The White House is strongly urging Senators to include budget reconciliation language in the health care section of the budget, a move Republicans have characterized as a “deceleration of war.”
Indeed, after pushing everything from the Contract with America, to welfare reform, to tax cuts targeted at the rich, to drilling in the Arctic National Wildlife Refuge, using reconciliation and even firing successive Senate parliamentarians who disagreed with their use of reconciliation, Republicans are now threatening to “trip up Democratic priorities — large and small” should reconciliation instructions be found in the final budget. According to The Hill:
The GOP might first go after White House nominations. Republicans could require each appointee to get a separate hearing and a separate roll call vote. They could stop attending committee hearings, and decline to provide “unanimous consent” to move forward on even the most benign issues or routine Senate business. Republicans could also demand that the text of bills, which are often hundreds of pages long, be read aloud. These tactics could grind the Senate to a virtual halt, Republicans say.
Of course, if you don’t give, you’re not gonna get and Republicans have shown only limited willingness to cooperate with Democrats on health care reform. Key Republicans voted against the popular SCHIP legislation, eight Republican senators (including health care heavy weights Grassely and Hatch) voted against Gov. Kathleen Sebelius’ nomination to head the Department of Health and Human Service, Republicans misrepresented the intent of health information technology and comparative effectiveness research in the stimulus, encouraged smear groups to lie about CER and health IT, invited Easter special Sally Pipes to testify about health care reform, and have already taken the public option off the table.
14,000 Americans are losing their health care coverage every single day and, instead of seriously considering the President’s proposal, Republicans are busy painting health care reform in red. They’re looking to win a political fight (not have a policy debate) and prevent a Democratic victory on health care. But why should Democrats concede reconciliation, when Republicans, who have made such good use of the procedure when in the majority, are offering them nothing in return?

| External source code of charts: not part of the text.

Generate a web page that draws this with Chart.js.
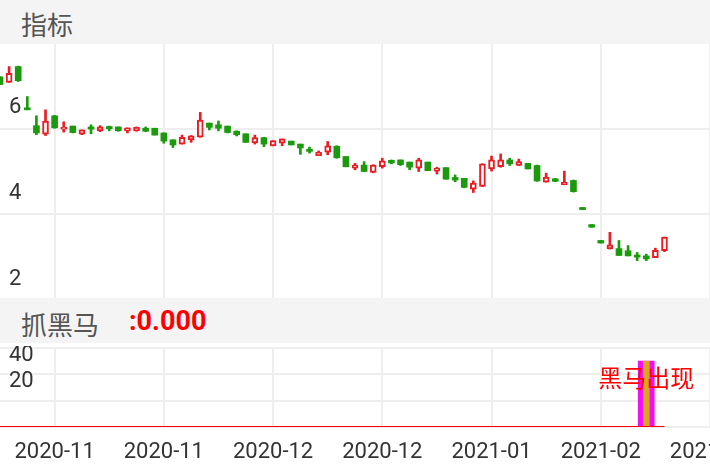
<!DOCTYPE html>
<html>
<head>
<meta charset="utf-8">
<script src="https://cdn.jsdelivr.net/npm/chart.js@4.4.0/dist/chart.umd.min.js"></script>
<style>
  html, body { margin: 0; padding: 0; background: #fff; }
  #wrap { position: relative; width: 710px; height: 472px; overflow: hidden; }
  .band { position: absolute; left: 0; width: 710px; background: #f4f4f4; z-index: 2; }
  .band span { position: absolute; white-space: nowrap; }
  .title { color: #555; font: 26px "Noto Sans CJK SC", sans-serif; }
  .value { color: #ff0000; font: bold 27px Roboto, sans-serif; }
  #priceChart { position: absolute; left: 0; top: 43px; }
  #signalChart { position: absolute; left: 0; top: 346px; }
</style>
</head>
<body>
<div id="wrap">
  <div class="band" style="top:0;height:44px">
    <span class="title" style="left:21px;top:5px">指标</span>
  </div>
  <canvas id="priceChart" width="710" height="257"></canvas>
  <div class="band" style="top:298px;height:45px">
    <span class="title" style="left:21px;top:7px">抓黑马</span>
    <span class="value" style="left:129px;top:7px">:0.000</span>
  </div>
  <canvas id="signalChart" width="710" height="126"></canvas>
</div>
<script>
// trading days (last few slots are empty, the axis runs past the data)
const tradeDates = [
  '2020-10-30','2020-11-02','2020-11-03','2020-11-04','2020-11-05','2020-11-06',
  '2020-11-09','2020-11-10','2020-11-11','2020-11-12','2020-11-13',
  '2020-11-16','2020-11-17','2020-11-18','2020-11-19','2020-11-20',
  '2020-11-23','2020-11-24','2020-11-25','2020-11-26','2020-11-27',
  '2020-11-30','2020-12-01','2020-12-02','2020-12-03','2020-12-04',
  '2020-12-07','2020-12-08','2020-12-09','2020-12-10','2020-12-11',
  '2020-12-14','2020-12-15','2020-12-16','2020-12-17','2020-12-18',
  '2020-12-21','2020-12-22','2020-12-23','2020-12-24','2020-12-25',
  '2020-12-28','2020-12-29','2020-12-30','2020-12-31',
  '2021-01-04','2021-01-05','2021-01-06','2021-01-07','2021-01-08',
  '2021-01-11','2021-01-12','2021-01-13','2021-01-14','2021-01-15',
  '2021-01-18','2021-01-19','2021-01-20','2021-01-21','2021-01-22',
  '2021-01-25','2021-01-26','2021-01-27','2021-01-28','2021-01-29',
  '2021-02-01','2021-02-02','2021-02-03','2021-02-04','2021-02-05',
  '2021-02-08','2021-02-09','2021-02-10',
  '2021-02-18','2021-02-19','2021-02-22','2021-02-23','2021-02-24','2021-02-25'
];

const openPrices = [
  7.21, 7.08, 7.45, 6.46, 6.07, 5.87, 6.30, 5.99, 6.06, 5.87,
  6.04, 5.95, 6.05, 6.04, 5.95, 5.95, 6.01, 6.01, 5.90, 5.74,
  5.64, 5.74, 5.80, 6.13, 6.09, 6.06, 5.94, 5.88, 5.67, 5.79,
  5.60, 5.66, 5.71, 5.64, 5.52, 5.37, 5.45, 5.59, 5.35, 5.08,
  5.15, 4.98, 5.11, 5.26, 5.27, 5.22, 5.08, 5.22, 5.01, 5.09,
  4.86, 4.84, 4.59, 4.65, 5.06, 5.11, 5.27, 5.14, 5.19, 5.14,
  4.75, 4.83, 4.69, 4.79, 4.16, 3.76, 3.39, 3.19, 3.20, 3.15,
  3.05, 3.03, 2.99, 3.15
];
const highPrices = [
  7.21, 7.45, 7.46, 6.75, 6.30, 6.44, 6.31, 6.16, 6.06, 5.97,
  6.09, 6.07, 6.06, 6.04, 6.02, 6.04, 6.04, 6.01, 5.90, 5.74,
  5.85, 5.84, 6.38, 6.13, 6.18, 6.06, 5.95, 5.88, 5.85, 5.80,
  5.72, 5.76, 5.71, 5.64, 5.57, 5.48, 5.70, 5.60, 5.35, 5.19,
  5.23, 5.16, 5.31, 5.27, 5.27, 5.22, 5.31, 5.22, 5.10, 5.09,
  4.92, 4.84, 4.78, 5.18, 5.36, 5.41, 5.31, 5.29, 5.19, 5.15,
  4.96, 4.84, 5.01, 4.80, 4.16, 3.76, 3.39, 3.58, 3.39, 3.27,
  3.11, 3.07, 3.21, 3.47
];
const lowPrices = [
  7.03, 7.08, 7.10, 6.44, 5.86, 5.84, 6.01, 5.92, 5.90, 5.86,
  5.88, 5.93, 5.95, 5.94, 5.90, 5.94, 5.93, 5.85, 5.66, 5.56,
  5.64, 5.68, 5.80, 5.97, 5.95, 5.90, 5.83, 5.68, 5.64, 5.58,
  5.60, 5.60, 5.62, 5.40, 5.43, 5.37, 5.39, 5.31, 5.11, 5.04,
  5.00, 4.97, 5.08, 5.18, 5.14, 5.04, 5.00, 5.02, 4.94, 4.82,
  4.76, 4.62, 4.51, 4.65, 5.01, 5.10, 5.14, 5.14, 5.06, 4.77,
  4.75, 4.76, 4.69, 4.52, 4.11, 3.70, 3.33, 3.19, 3.04, 3.03,
  2.92, 2.92, 2.99, 3.13
];
const closePrices = [
  7.03, 7.29, 7.12, 6.44, 5.90, 6.18, 6.02, 6.02, 5.91, 5.97,
  5.99, 6.04, 6.00, 5.95, 6.02, 6.03, 5.94, 5.85, 5.71, 5.62,
  5.80, 5.83, 6.20, 6.03, 6.01, 5.91, 5.86, 5.68, 5.79, 5.64,
  5.72, 5.76, 5.62, 5.55, 5.47, 5.45, 5.60, 5.32, 5.11, 5.15,
  5.00, 5.15, 5.25, 5.20, 5.16, 5.10, 5.27, 5.02, 5.08, 4.82,
  4.80, 4.63, 4.73, 5.18, 5.27, 5.27, 5.18, 5.23, 5.06, 4.78,
  4.87, 4.77, 4.75, 4.53, 4.11, 3.70, 3.33, 3.29, 3.04, 3.03,
  3.00, 2.96, 3.16, 3.47
];

// 抓黑马 indicator
const horseLine = [
  0, 0, 0, 0, 0, 0, 0, 0, 0, 0,
  0, 0, 0, 0, 0, 0, 0, 0, 0, 0,
  0, 0, 0, 0, 0, 0, 0, 0, 0, 0,
  0, 0, 0, 0, 0, 0, 0, 0, 0, 0,
  0, 0, 0, 0, 0, 0, 0, 0, 0, 0,
  0, 0, 0, 0, 0, 0, 0, 0, 0, 0,
  0, 0, 0, 0, 0, 0, 0, 0, 0, 0,
  0, 0, 0, 0
];
const signalDates = ['2021-02-09'];
const signalValues = [50];
const signalText = '黑马出现';

const priceTicks = [2, 4, 6];
const signalTicks = [20, 40];

const RED = '#ea1c24';
const GREEN = '#1b9a0e';
const GRID = '#eeeeee';
const AXIS_FONT = { family: 'Roboto', size: 22 };

const isUp = openPrices.map((o, i) => closePrices[i] >= o);

// vertical grid only every 12 trading days
function vGrid(ctx) {
  return (ctx.index - 6) % 12 === 0 ? GRID : 'rgba(0,0,0,0)';
}

// keep the plot area at the full canvas, labels sit inside it
function flatX(h) {
  return scale => { scale.height = h; scale.paddingLeft = 0; scale.paddingRight = 0; };
}
function flatY(scale) {
  scale.width = 0;
  scale.paddingTop = 0;
  scale.paddingBottom = 0;
}

new Chart(document.getElementById('priceChart'), {
  type: 'bar',
  data: {
    labels: tradeDates,
    datasets: [
      {
        label: 'body',
        data: openPrices.map((o, i) => [o, closePrices[i]]),
        backgroundColor: isUp.map(u => u ? '#ffffff' : GREEN),
        borderColor: isUp.map(u => u ? RED : GREEN),
        borderWidth: isUp.map(u => u ? 2 : 0),
        borderSkipped: false,
        barThickness: 6,
        minBarLength: 2,
        grouped: false,
        order: 0
      },
      {
        label: 'wick',
        data: lowPrices.map((l, i) => [l, highPrices[i]]),
        backgroundColor: isUp.map(u => u ? RED : GREEN),
        borderWidth: 0,
        barThickness: 2,
        minBarLength: 1,
        grouped: false,
        order: 1
      }
    ]
  },
  options: {
    responsive: false,
    animation: false,
    layout: { padding: 0 },
    plugins: { legend: { display: false }, tooltip: { enabled: false } },
    scales: {
      x: {
        offset: false,
        grid: { offset: false, color: vGrid, lineWidth: 2, drawTicks: false },
        border: { display: false },
        ticks: { display: false },
        afterFit: flatX(0)
      },
      y: {
        min: 2,
        max: 8,
        grid: { color: GRID, lineWidth: 2, drawTicks: false },
        border: { display: false },
        ticks: {
          stepSize: 2,
          autoSkip: false,
          mirror: true,
          padding: 9,
          labelOffset: -21,
          color: '#333',
          font: AXIS_FONT,
          callback: v => priceTicks.includes(v) ? String(v) : ''
        },
        afterFit: flatY
      }
    }
  }
});

const signalTextPlugin = {
  id: 'signalText',
  afterDatasetsDraw(chart) {
    const { ctx, scales } = chart;
    ctx.save();
    ctx.font = '24px "Noto Sans CJK SC"';
    ctx.fillStyle = '#ff0000';
    ctx.textAlign = 'center';
    ctx.textBaseline = 'middle';
    signalDates.forEach(d => {
      const x = scales.x.getPixelForValue(tradeDates.indexOf(d));
      const y = scales.y.getPixelForValue(37);
      ctx.fillText(signalText, x, y);
    });
    ctx.restore();
  }
};

new Chart(document.getElementById('signalChart'), {
  type: 'bar',
  data: {
    labels: tradeDates,
    datasets: [
      {
        type: 'line',
        label: '抓黑马',
        data: horseLine,
        borderColor: '#ff0000',
        borderWidth: 2,
        pointRadius: 0,
        order: 0
      },
      {
        label: 'signal',
        data: signalDates.map((d, i) => ({ x: d, y: signalValues[i] })),
        backgroundColor: '#daa520',
        barThickness: 6,
        grouped: false,
        order: 1
      },
      {
        label: 'signalWide',
        data: signalDates.map((d, i) => ({ x: d, y: signalValues[i] })),
        backgroundColor: '#f010f0',
        barThickness: 16,
        grouped: false,
        order: 2
      }
    ]
  },
  options: {
    responsive: false,
    animation: false,
    layout: { padding: { top: 2 } },
    plugins: { legend: { display: false }, tooltip: { enabled: false } },
    scales: {
      x: {
        offset: false,
        grid: { offset: false, color: vGrid, lineWidth: 2, drawTicks: false },
        border: { display: false },
        ticks: {
          autoSkip: false,
          maxRotation: 0,
          minRotation: 0,
          padding: 12,
          color: '#333',
          font: AXIS_FONT,
          callback: (v, i) => (i - 6) % 12 === 0 ? tradeDates[i].slice(0, 7) : ''
        },
        afterFit: flatX(45)
      },
      y: {
        min: 0,
        max: 60,
        grid: { color: GRID, lineWidth: 2, drawTicks: false },
        border: { display: false },
        ticks: {
          stepSize: 20,
          autoSkip: false,
          mirror: true,
          padding: 9,
          labelOffset: -19,
          color: '#333',
          font: AXIS_FONT,
          callback: v => signalTicks.includes(v) ? String(v) : ''
        },
        afterFit: flatY
      }
    }
  },
  plugins: [signalTextPlugin]
});
</script>
</body>
</html>
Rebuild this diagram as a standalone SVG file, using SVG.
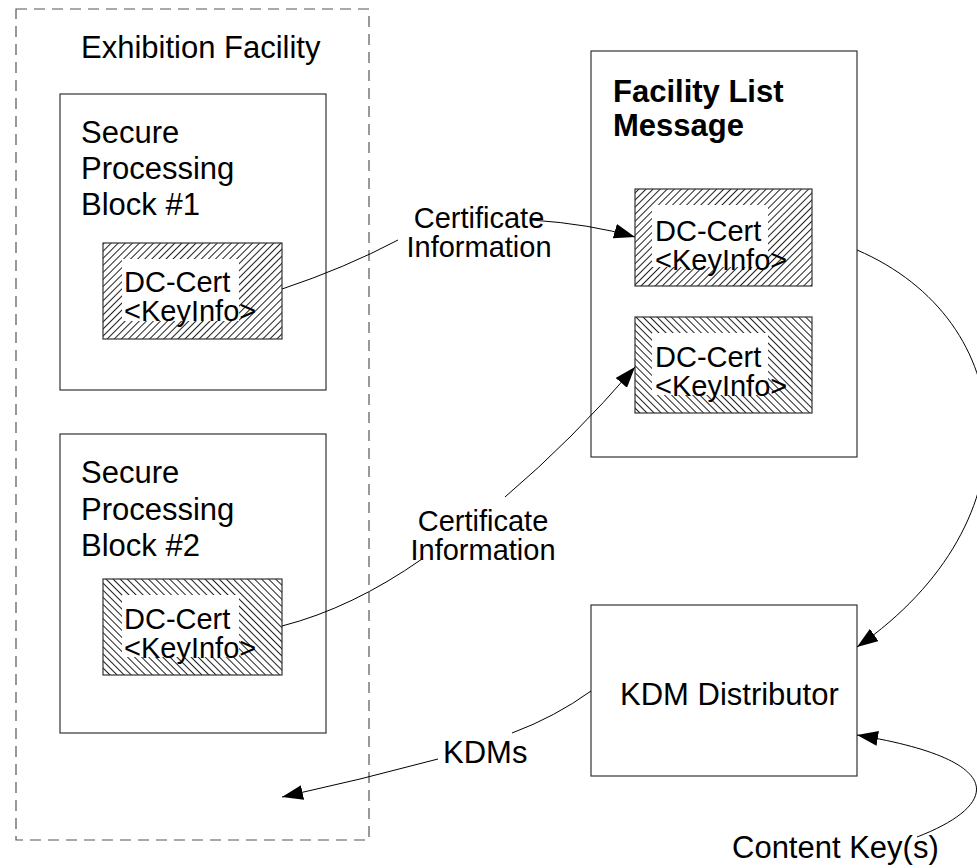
<svg xmlns="http://www.w3.org/2000/svg" width="977" height="868" viewBox="0 0 977 868">
<style>
.box{fill:#fff;stroke:#333;stroke-width:1.2}
.hbox{stroke:#333;stroke-width:1.2}
.t{font-family:"Liberation Sans",Arial,sans-serif;font-size:31px;fill:#000}
.k{font-size:29px}
.b{font-weight:bold}
.c{text-anchor:middle;font-size:29px}
.con{fill:none;stroke:#000;stroke-width:1}
</style>
<defs>
<pattern id="hatchF" width="5" height="5" patternUnits="userSpaceOnUse" patternTransform="rotate(45)">
<rect width="5" height="5" fill="#fff"/>
<line x1="0" y1="0" x2="0" y2="5" stroke="#222" stroke-width="2"/>
</pattern>
<pattern id="hatchB" width="5" height="5" patternUnits="userSpaceOnUse" patternTransform="rotate(-45)">
<rect width="5" height="5" fill="#fff"/>
<line x1="0" y1="0" x2="0" y2="5" stroke="#222" stroke-width="2"/>
</pattern>
<marker id="arr" markerUnits="userSpaceOnUse" markerWidth="22" markerHeight="16" refX="21" refY="7.5" orient="auto">
<path d="M0,0 L21,7.5 L0,15 z" fill="#000"/>
</marker>
</defs>

<g id="exhibition-facility">
<rect x="16" y="9" width="353" height="831" fill="none" stroke="#555" stroke-width="1.2" stroke-dasharray="11,7"/>
<text class="t" x="81" y="58">Exhibition Facility</text>
</g>

<g id="spb1">
<rect class="box" x="60" y="94" width="266" height="296"/>
<text class="t" x="81" y="143">Secure</text>
<text class="t" x="81" y="179">Processing</text>
<text class="t" x="81" y="215">Block #1</text>
</g>
<g id="cert1">
<rect class="hbox" x="103" y="243" width="179" height="96" fill="url(#hatchF)"/>
<rect x="122" y="259" width="117" height="62" fill="#fff"/>
<text class="t k" x="124" y="292">DC-Cert</text>
<text class="t k" x="124" y="321">&lt;KeyInfo&gt;</text>
</g>

<g id="spb2">
<rect class="box" x="60" y="434" width="266" height="299"/>
<text class="t" x="81" y="483">Secure</text>
<text class="t" x="81" y="520">Processing</text>
<text class="t" x="81" y="556">Block #2</text>
</g>
<g id="cert2">
<rect class="hbox" x="103" y="579" width="179" height="96" fill="url(#hatchB)"/>
<rect x="122" y="595" width="117" height="62" fill="#fff"/>
<text class="t k" x="124" y="629">DC-Cert</text>
<text class="t k" x="124" y="658">&lt;KeyInfo&gt;</text>
</g>

<g id="facility-list">
<rect class="box" x="591" y="51" width="266" height="406"/>
<text class="t b" x="613" y="102">Facility List</text>
<text class="t b" x="613" y="136">Message</text>
</g>
<g id="fl-cert1">
<rect class="hbox" x="635" y="189" width="177" height="97" fill="url(#hatchF)"/>
<rect x="652" y="205" width="116" height="62" fill="#fff"/>
<text class="t k" x="655" y="241">DC-Cert</text>
<text class="t k" x="655" y="270">&lt;KeyInfo&gt;</text>
</g>
<g id="fl-cert2">
<rect class="hbox" x="635" y="317" width="177" height="96" fill="url(#hatchB)"/>
<rect x="652" y="333" width="116" height="62" fill="#fff"/>
<text class="t k" x="655" y="367">DC-Cert</text>
<text class="t k" x="655" y="396">&lt;KeyInfo&gt;</text>
</g>

<g id="kdm-distributor">
<rect class="box" x="591" y="605" width="266" height="171"/>
<text class="t" x="620" y="705">KDM Distributor</text>
</g>

<g id="connectors">
<path class="con" d="M282,289 Q345,268 398,240 M532,220 Q590,224 635,237" marker-end="url(#arr)"/>
<path class="con" d="M282,626 Q352,608 422,559 M505,497 Q572,440 635,367" marker-end="url(#arr)"/>
<path class="con" d="M857,250 C1020,320 1040,520 857,647" marker-end="url(#arr)"/>
<path class="con" d="M917,837 C1000,805 1010,760 857,735" marker-end="url(#arr)"/>
<path class="con" d="M591,691 Q555,717 512,733 M438,759 Q360,780 282,797" marker-end="url(#arr)"/>
</g>

<g id="labels">
<text class="t c" x="479" y="228">Certificate</text>
<text class="t c" x="479" y="257">Information</text>
<text class="t c" x="483" y="531">Certificate</text>
<text class="t c" x="483" y="560">Information</text>
<text class="t" x="443" y="763">KDMs</text>
<text class="t" x="732" y="858">Content Key(s)</text>
</g>
</svg>
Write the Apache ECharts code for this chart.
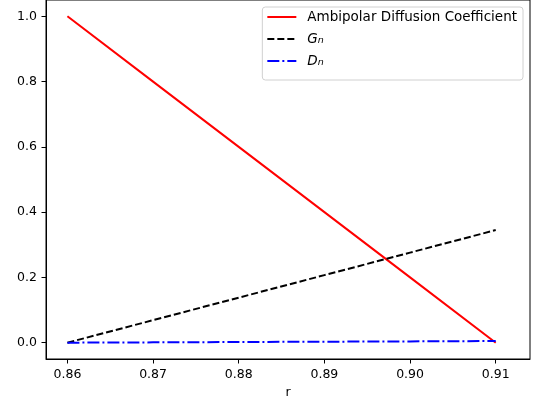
<!DOCTYPE html>
<html>
<head>
<meta charset="utf-8">
<script src="https://cdn.jsdelivr.net/npm/echarts@6/dist/echarts.min.js"></script>
<style>
  html, body { margin: 0; padding: 0; background: #fff; }
  #chart { width: 536px; height: 406px; }
</style>
</head>
<body>
<div id="chart"></div>
<script>
// values
var rValues = [0.86, 0.87, 0.88, 0.89, 0.90, 0.91];
var ambipolar = [1.0, 0.8, 0.6, 0.4, 0.2, 0.0];
var gn = [0.0, 0.069, 0.138, 0.207, 0.276, 0.345];
var dn = [0.0, 0.001, 0.002, 0.003, 0.004, 0.005];
var xTicks = [0.86, 0.87, 0.88, 0.89, 0.90, 0.91];
var yTicks = [0.0, 0.2, 0.4, 0.6, 0.8, 1.0];

function pairs(ys) {
  return rValues.map(function (x, i) { return [x, ys[i]]; });
}

var font = 'DejaVu Sans';
var chart = echarts.init(document.getElementById('chart'));
chart.setOption({
  animation: false,
  textStyle: { fontFamily: font },
  grid: {
    left: 46, right: 6, top: 0, bottom: 47,
    show: true, borderColor: '#000', borderWidth: 1
  },
  legend: {
    orient: 'vertical',
    right: 13, top: 7,
    padding: [3, 6, 12, 4],
    itemWidth: 29, itemHeight: 14, itemGap: 6,
    borderColor: '#d0d0d0', borderWidth: 1, borderRadius: 3,
    backgroundColor: 'rgba(255,255,255,0.8)',
    itemStyle: { opacity: 0 },
    data: ['Ambipolar Diffusion Coefficient', 'Gn', 'Dn'],
    formatter: function (name) {
      if (name === 'Gn') return '{i|G}{s|n}';
      if (name === 'Dn') return '{i|D}{s|n}';
      return '{t|' + name + '}';
    },
    textStyle: {
      fontFamily: font, fontSize: 13.5, color: '#000',
      padding: [0, 0, 0, 6],
      rich: {
        t: { fontFamily: font, fontSize: 13.5, color: '#000', lineHeight: 14 },
        i: { fontFamily: font, fontSize: 13.5, fontStyle: 'italic', color: '#000', lineHeight: 14 },
        s: { fontFamily: font, fontSize: 9.5, fontStyle: 'italic', color: '#000', verticalAlign: 'bottom', padding: [6, 0, 0, 0], lineHeight: 14 }
      }
    }
  },
  xAxis: {
    type: 'value',
    min: 0.8575, max: 0.914,
    name: 'r', nameLocation: 'middle', nameGap: 25,
    nameTextStyle: { fontFamily: font, fontSize: 12.5, color: '#000' },
    axisLine: { onZero: false, lineStyle: { color: '#000' } },
    splitLine: { show: false },
    axisTick: { show: true, length: 4.5, lineStyle: { color: '#000' }, customValues: xTicks },
    axisLabel: {
      fontFamily: font, fontSize: 12.5, color: '#000', margin: 9,
      customValues: xTicks,
      formatter: function (v) { return v.toFixed(2); }
    }
  },
  yAxis: {
    type: 'value',
    min: -0.05, max: 1.05,
    axisLine: { show: true, onZero: false, lineStyle: { color: '#000' } },
    splitLine: { show: false },
    axisTick: { show: true, length: 4.5, lineStyle: { color: '#000' }, customValues: yTicks },
    axisLabel: {
      fontFamily: font, fontSize: 12.5, color: '#000', margin: 9,
      customValues: yTicks,
      formatter: function (v) { return v.toFixed(1); }
    }
  },
  series: [
    {
      name: 'Ambipolar Diffusion Coefficient', type: 'line', symbol: 'none',
      data: pairs(ambipolar),
      lineStyle: { color: '#ff0000', width: 2 },
      itemStyle: { color: '#ff0000' }
    },
    {
      name: 'Gn', type: 'line', symbol: 'none',
      data: pairs(gn),
      lineStyle: { color: '#000000', width: 2, type: [7, 3] },
      itemStyle: { color: '#000000' }
    },
    {
      name: 'Dn', type: 'line', symbol: 'none',
      data: pairs(dn),
      lineStyle: { color: '#0000ff', width: 2, type: [12, 3, 2, 3] },
      itemStyle: { color: '#0000ff' }
    }
  ]
});
</script>
</body>
</html>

If it’s the Republican view, it’s likely a declaration of war.
President Obama might consider the move a deceleration of Republican obstructionism on health care reform.
April 23rd, 2009 at 1:41 pmLet Republicans declare war. Frankly, that bothers me not at all. In this system of government, if you aren’t the majority, you lose, parliamentary tricks aside.
April 23rd, 2009 at 8:52 pmThe GOP certainly recognized that, as you note in your second paragraph. And if it were up to me, I’d bury them (as Kruschev would have it).
RECONCILIATION???
NO. NO. NO. A complete take over and end of the AMA and med related lobbyist. Simply impose a one payer single plan insurance and set prices for medical service. Take over all hospitals and put the country back to work by building hundreds of hospitals all over the country.
Nationalization, not reconciliation.
I lived with a europian national system which was fantastic; in the US, we are simply getting screwed.